Mytrah Energy, a major mid-sized renewables company, called off a $300 million to $500 million bond issue earlier this year as that option also went dry for the sector, and it canned IPO plans as well, said a separate banker directly involved there.
The companies have all declined to comment.
This dearth of financing and trend toward consolidation could be a significant threat to India’s target of 175 gigawatts (GWs) of renewables capacity by 2022, up from 71 GWs now, some analysts said.
Others said a concentration of bigger players, with more cash and better financing, could mean things move faster.
“Consolidation in the renewable energy industry augurs well for the overall success of the program ... Large players have access to required capital at reasonable rates and can procure the latest technology,” said Debasish Mishra, head of Energy, Resources and Industrials at Deloitte Touche Tohmatsu India.
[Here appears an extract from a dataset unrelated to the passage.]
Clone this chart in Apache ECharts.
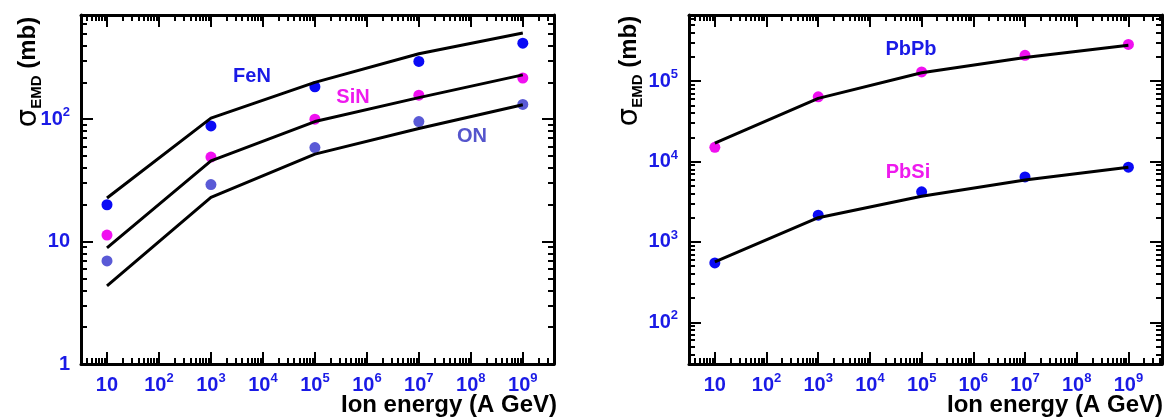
<!DOCTYPE html>
<html><head><meta charset="utf-8">
<script src="https://cdn.jsdelivr.net/npm/echarts@6/dist/echarts.min.js"></script>
<style>html,body{margin:0;padding:0;background:#fff}#c{width:1167px;height:417px}</style>
</head><body><div id="c"></div>
<script>
// ---- data ----
const energies = [10, 1e3, 1e5, 1e7, 1e9];           // A GeV
const feNPoints = [20, 88, 184, 296, 418];            // mb
const siNPoints = [11.3, 49, 100, 157, 217];
const oNPoints  = [6.95, 29.2, 58.6, 95.6, 132];
const feNCurve  = [22.7, 102, 200, 342, 505];
const siNCurve  = [8.9, 45.6, 95.6, 150, 230];
const oNCurve   = [4.35, 23, 51.8, 84, 131];
const pbPbPoints = [15000, 63800, 130000, 209000, 286000];
const pbSiPoints = [548, 2150, 4190, 6430, 8500];
const pbPbCurve  = [16900, 61000, 127000, 197000, 280000];
const pbSiCurve  = [565, 2000, 3700, 5900, 8500];
const xTickExponents = [1, 2, 3, 4, 5, 6, 7, 8, 9];
const yTickExponentsLeft = [0, 1, 2];
const yTickExponentsRight = [2, 3, 4, 5];
const seriesNamesLeft = ['FeN', 'SiN', 'ON'];
const seriesNamesRight = ['PbPb', 'PbSi'];

// ---- styling ----
const FONT = 'Liberation Sans, Arial, sans-serif';
const LBL = '#1a1ae6';
const BLUE = '#0a0af5', MAG = '#f010f0', SLATE = '#5a5ad6';
const L = v => Math.log10(v);
const pairs = (xs, ys) => xs.map((x, i) => [L(x), L(ys[i])]);

function fmtExp(v) {
  const n = Math.round(v);
  if (n === 0) return '{b|1}';
  if (n === 1) return '{b|10}';
  return '{b|10}{s|' + n + '}';
}
const rich = {
  b: {fontSize: 20, fontWeight: 'bold', color: LBL, fontFamily: FONT, lineHeight: 26},
  s: {fontSize: 13, fontWeight: 'bold', color: LBL, fontFamily: FONT, lineHeight: 14, verticalAlign: 'top'}
};
function minorVals(lo, hi) {
  const out = [];
  for (let e = Math.floor(lo) - 1; e <= Math.ceil(hi); e++)
    for (let k = 2; k <= 9; k++) { const v = e + Math.log10(k); if (v > lo + 0.01 && v < hi - 0.01) out.push(v); }
  return out;
}
function axesFor(dim, gi, min, max, major, labelMargin) {
  const minor = minorVals(min, max);
  const pos = dim === 'x' ? ['bottom', 'top'] : ['left', 'right'];
  const tick = (vals, len) => ({show: true, inside: true, length: len, lineStyle: {color: '#000', width: 2}, customValues: vals});
  const base = {type: 'value', gridIndex: gi, min, max, splitLine: {show: false}};
  const line = {show: true, onZero: false, lineStyle: {color: '#000', width: 3}};
  return [
    Object.assign({}, base, {position: pos[0], axisLine: line, axisTick: tick(major, 12),
      axisLabel: {show: true, customValues: major, formatter: fmtExp, rich, margin: labelMargin}}),
    Object.assign({}, base, {position: pos[0], axisLine: {show: false, onZero: false}, axisTick: tick(minor, 6), axisLabel: {show: false}}),
    Object.assign({}, base, {position: pos[1], axisLine: line, axisTick: tick(major, 12), axisLabel: {show: false}}),
    Object.assign({}, base, {position: pos[1], axisLine: {show: false, onZero: false}, axisTick: tick(minor, 6), axisLabel: {show: false}})
  ];
}

const xAxis = [].concat(
  axesFor('x', 0, 0.5, 9.6, xTickExponents, 8),
  axesFor('x', 1, 0.5, 9.65, xTickExponents, 8)
);
const yAxis = [].concat(
  axesFor('y', 0, 0, 2.851, yTickExponentsLeft, 11),
  axesFor('y', 1, 1.481, 5.822, yTickExponentsRight, 11)
);

function pts(name, xi, yi, xs, ys, color) {
  return {name, type: 'scatter', xAxisIndex: xi, yAxisIndex: yi, data: pairs(xs, ys),
    symbol: 'circle', symbolSize: 11, itemStyle: {color, opacity: 1}, z: 2, silent: true};
}
function curve(name, xi, yi, xs, ys) {
  return {name: name + ' calc', type: 'line', xAxisIndex: xi, yAxisIndex: yi, data: pairs(xs, ys),
    showSymbol: false, lineStyle: {color: '#000', width: 3}, z: 3, silent: true};
}

const series = [
  pts(seriesNamesLeft[0], 0, 0, energies, feNPoints, BLUE),
  pts(seriesNamesLeft[1], 0, 0, energies, siNPoints, MAG),
  pts(seriesNamesLeft[2], 0, 0, energies, oNPoints, SLATE),
  curve(seriesNamesLeft[0], 0, 0, energies, feNCurve),
  curve(seriesNamesLeft[1], 0, 0, energies, siNCurve),
  curve(seriesNamesLeft[2], 0, 0, energies, oNCurve),
  pts(seriesNamesRight[0], 4, 4, energies, pbPbPoints, MAG),
  pts(seriesNamesRight[1], 4, 4, energies, pbSiPoints, BLUE),
  curve(seriesNamesRight[0], 4, 4, energies, pbPbCurve),
  curve(seriesNamesRight[1], 4, 4, energies, pbSiCurve)
];

function txt(text, x, y, fill, align) {
  return {type: 'text', x, y, z: 10, style: {text, fill, fontSize: 20, fontWeight: 'bold', fontFamily: FONT,
    align: align || 'center', verticalAlign: 'middle'}};
}
function yTitle(x, y) {
  return {type: 'text', x, y, rotation: Math.PI / 2, z: 10, style: {
    text: '{g|σ}{sub|EMD}{t| (mb)}', align: 'center', verticalAlign: 'middle',
    rich: {
      g: {fontSize: 29, fill: '#000', fontFamily: 'DejaVu Sans, sans-serif', lineHeight: 32},
      sub: {fontSize: 15, fontWeight: 'bold', fill: '#000', fontFamily: FONT, verticalAlign: 'bottom', lineHeight: 15},
      t: {fontSize: 24, fontWeight: 'bold', fill: '#000', fontFamily: FONT, lineHeight: 32}
    }}};
}
function xTitle(x, y) {
  return {type: 'text', x, y, z: 10, style: {text: 'Ion energy (A GeV)', fill: '#000', fontSize: 24,
    fontWeight: 'bold', fontFamily: FONT, align: 'right', verticalAlign: 'middle'}};
}

const option = {
  animation: false,
  backgroundColor: '#fff',
  grid: [
    {left: 81, top: 15, width: 473, height: 349, outerBoundsMode: 'none'},
    {left: 689, top: 15, width: 473, height: 349, outerBoundsMode: 'none'}
  ],
  xAxis, yAxis, series,
  graphic: [
    txt(seriesNamesLeft[0], 252, 76, '#1a1ae6'),
    txt(seriesNamesLeft[1], 353, 97, '#ee1aee'),
    txt(seriesNamesLeft[2], 472, 136, '#5555cc'),
    txt(seriesNamesRight[0], 911, 49, '#1a1ae6'),
    txt(seriesNamesRight[1], 908, 172, '#ee1aee'),
    yTitle(28, 72), yTitle(629, 71),
    xTitle(557, 405), xTitle(1163, 405)
  ]
};
const chart = echarts.init(document.getElementById('c'), null, {renderer: 'canvas'});
chart.setOption(option);
</script></body></html>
Tata Power, one of India’s largest power generators, said in May it plans to invest $5 billion to increase its renewable capacity in India fourfold over the next decade to 12 GWs.
More than doubling India’s renewables capacity by 2022 will require $76 billion, including debt of $53 billion, the Ministry of New and Renewable Energy said in July.
Another problem in India’s renewable sector is debt.
“Many mid-sized firms have taken debt to fund their equity,” the partner of an investment firm said, adding that many such companies will need financial restructuring or have to put themselves up for auction.
This model of financing debt through equity is called mezzanine financing and tends to involve high interest rates and an option to convert debt to equity in future.
Both ACME and Mytrah are funded by Piramal Finance Ltd. via mezzanine financing, according to statements by the companies at the time of funding.
For lending banks, this quasi-equity is seen as debt, making the liabilities of these companies look higher than usual, said the partner, who asked not to be named. The investment firm handles all kinds of financing, including mezzanine.
When companies with mezzanine financing go to banks for funds for upcoming projects, banks ask them for higher collateral or offer less cash in loan, said Kotak’s Verma.
Fitch Solutions said in a note last week that India would likely miss its renewable capacity targets due to “risks stemming from bureaucratic, financing and logistical delays.”